Despite the agony she's in, Ellen is able to concoct a plan she hopes will let her and the girls escape. Realizing that the abductor is trying to create a happy family, she and the girls begin calling him “daddy” and telling him how much they love him. This, however, enrages the captor and he beats Shannon to death.

That night, Kara is too distraught to be on her own, so Patrick, with whom she has become close, offers to let her stay at his home. Unable to sleep, she ends up in the library where she discovers a trap door in the floor. Armed with a poker, she descends to find Patrick assaulting Lindsay.

Patrick has a flashback to a time when his sister and some of her friends molested him when he was 6 years old. From this Patrick developed a secondary personality, one who was responsible for setting the fire that killed his family, as well as for molesting his own daughters. While trying to attack Kara, he accidentally starts another fire and flees, leaving Kara, Lindsay and Ellen behind. He drives to Claire's house where he attacks and kills her, then himself. Kara, Lindsay and Ellen are saved, but Neville dies in the fire.

==Reception==
Critical reception for Perfect Nightmare was mixed. Publishers Weekly praised the novel, stating it was a "solid suspense". Bookreporter listed Perfect Nightmare as one of their "recommended" reads, writing that "If you haven't read him lately... PERFECT NIGHTMARE would be the perfect place to start". The Cullman Times wrote that some of the scenes were "raw and uncomfortable" and that the book's villain was "creepy".
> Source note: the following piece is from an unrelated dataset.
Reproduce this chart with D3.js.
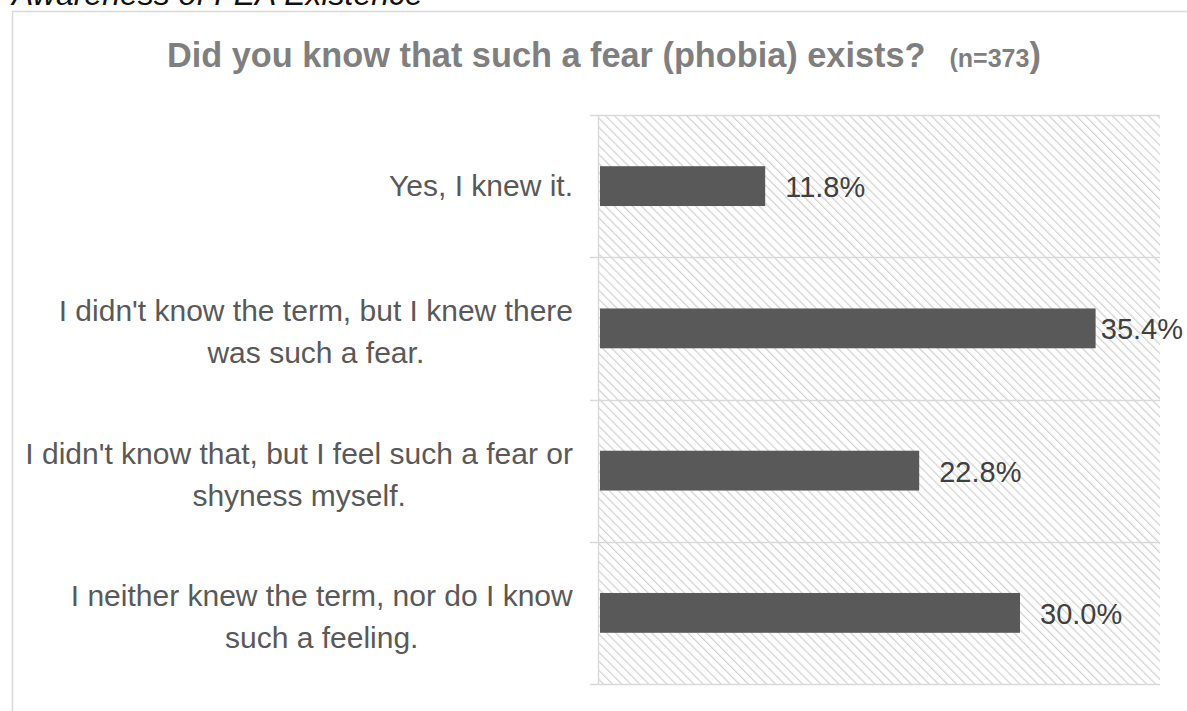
<!DOCTYPE html>
<html>
<head>
<meta charset="utf-8">
<script src="https://cdn.jsdelivr.net/npm/d3@7"></script>
<style>
  html, body { margin: 0; padding: 0; background: #fff; }
  svg { display: block; font-family: "Liberation Sans", Arial, sans-serif; }
</style>
</head>
<body>
<svg id="chart" width="1187" height="711"></svg>
<script>
// Survey answers (top to bottom) and their shares in percent
const categories = [
  ["Yes, I knew it."],
  ["I didn't know the term, but I knew there", "was such a fear."],
  ["I didn't know that, but I feel such a fear or", "shyness myself."],
  ["I neither knew the term, nor do I know", "such a feeling."]
];
const shares = [11.8, 35.4, 22.8, 30.0];
const valueLabels = ["11.8%", "35.4%", "22.8%", "30.0%"];

const svg = d3.select("#chart");
const W = 1187, H = 711;
const plot = { left: 598, right: 1160, top: 115, bottom: 684 };

// Diagonal hatch used behind the bars
const defs = svg.append("defs");
const pat = defs.append("pattern")
  .attr("id", "hatch")
  .attr("patternUnits", "userSpaceOnUse")
  .attr("width", 6.4).attr("height", 6.4)
  .attr("patternTransform", "rotate(-45)");
pat.append("rect").attr("width", 6.4).attr("height", 6.4).attr("fill", "#fff");
pat.append("line")
  .attr("x1", 0).attr("y1", 0).attr("x2", 0).attr("y2", 6.4)
  .attr("stroke", "#d2d2d2").attr("stroke-width", 2.4);

// Heading above the frame (clipped at the top edge)
svg.append("text")
  .attr("x", 12).attr("y", 5)
  .attr("font-size", 32).attr("font-style", "italic")
  .attr("fill", "#111")
  .text("Awareness of FEA Existence");

// Chart frame
svg.append("path")
  .attr("d", `M12.5,${H + 5} V11.5 H${W + 5}`)
  .attr("fill", "none").attr("stroke", "#d9d9d9").attr("stroke-width", 1.5);

// Title
const title = svg.append("text")
  .attr("x", 167).attr("y", 67)
  .attr("font-weight", "bold").attr("fill", "#7f7f7f")
  .attr("font-size", 34.3);
title.append("tspan").text("Did you know that such a fear (phobia) exists?");
title.append("tspan").attr("font-size", 25).attr("dx", 24).text("(n=373");
title.append("tspan").text(")");

// Scales
const x = d3.scaleLinear().domain([0, 40]).range([plot.left + 2, plot.left + 2 + 40 * 14]);
const y = d3.scaleBand().domain(d3.range(categories.length))
  .range([plot.top, plot.bottom]).paddingInner(0.72).paddingOuter(0.36);
const band = d3.scaleBand().domain(d3.range(categories.length))
  .range([plot.top, plot.bottom]);

// Hatched plot background
svg.append("rect")
  .attr("x", plot.left).attr("y", plot.top)
  .attr("width", plot.right - plot.left).attr("height", plot.bottom - plot.top)
  .attr("fill", "url(#hatch)");

// Category separators
const seps = d3.range(categories.length + 1).map(i =>
  i < categories.length ? band(i) : plot.bottom);
svg.append("g").selectAll("line").data(seps).join("line")
  .attr("x1", plot.left - 8).attr("x2", plot.right)
  .attr("y1", d => Math.round(d) + 0.5).attr("y2", d => Math.round(d) + 0.5)
  .attr("stroke", "#d9d9d9").attr("stroke-width", 1.5);

// Vertical axis line
svg.append("line")
  .attr("x1", plot.left + 0.5).attr("x2", plot.left + 0.5)
  .attr("y1", plot.top).attr("y2", plot.bottom)
  .attr("stroke", "#d9d9d9").attr("stroke-width", 1.5);

// Bars
svg.append("g").selectAll("rect").data(shares).join("rect")
  .attr("x", x(0))
  .attr("y", (d, i) => y(i))
  .attr("width", d => x(d) - x(0))
  .attr("height", y.bandwidth())
  .attr("fill", "#595959");

// Value labels, kept inside the picture's right edge
svg.append("g").selectAll("text").data(shares).join("text")
  .attr("y", (d, i) => y(i) + y.bandwidth() / 2 + 11)
  .attr("font-size", 29).attr("fill", "#404040")
  .text((d, i) => valueLabels[i])
  .attr("x", function(d) {
    const w = this.getComputedTextLength();
    return Math.min(x(d) + 20, W - 4 - w);
  });

// Category labels: lines centred on each other, block right-aligned
const fs = 30, lh = 42;
const labelG = svg.append("g").attr("font-size", fs).attr("fill", "#595959");
categories.forEach((lines, i) => {
  const cy = y(i) + y.bandwidth() / 2;
  const shift = lines.length > 1 ? 14 : 10;
  const g = labelG.append("g");
  const t = g.append("text").attr("text-anchor", "middle");
  lines.forEach((ln, k) => {
    t.append("tspan").attr("x", 0)
      .attr("y", cy + shift + (k - (lines.length - 1) / 2) * lh)
      .text(ln);
  });
  const bb = t.node().getBBox();
  g.attr("transform", `translate(${573 - (bb.x + bb.width)},0)`);
});
</script>
</body>
</html>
The Lincoln Journal Star criticized the book, stating that while Saul was "imaginative, terrible, full of surprises" it was "Too bad he makes you wade through bad literature to get to the good parts". Kirkus Reviews also criticized Perfect Nightmare, writing that "Veteran suspense-monger Saul (Midnight Voices, 2002, etc.) manages to mess up the foolproof story of a family whose teenaged daughter is kidnapped".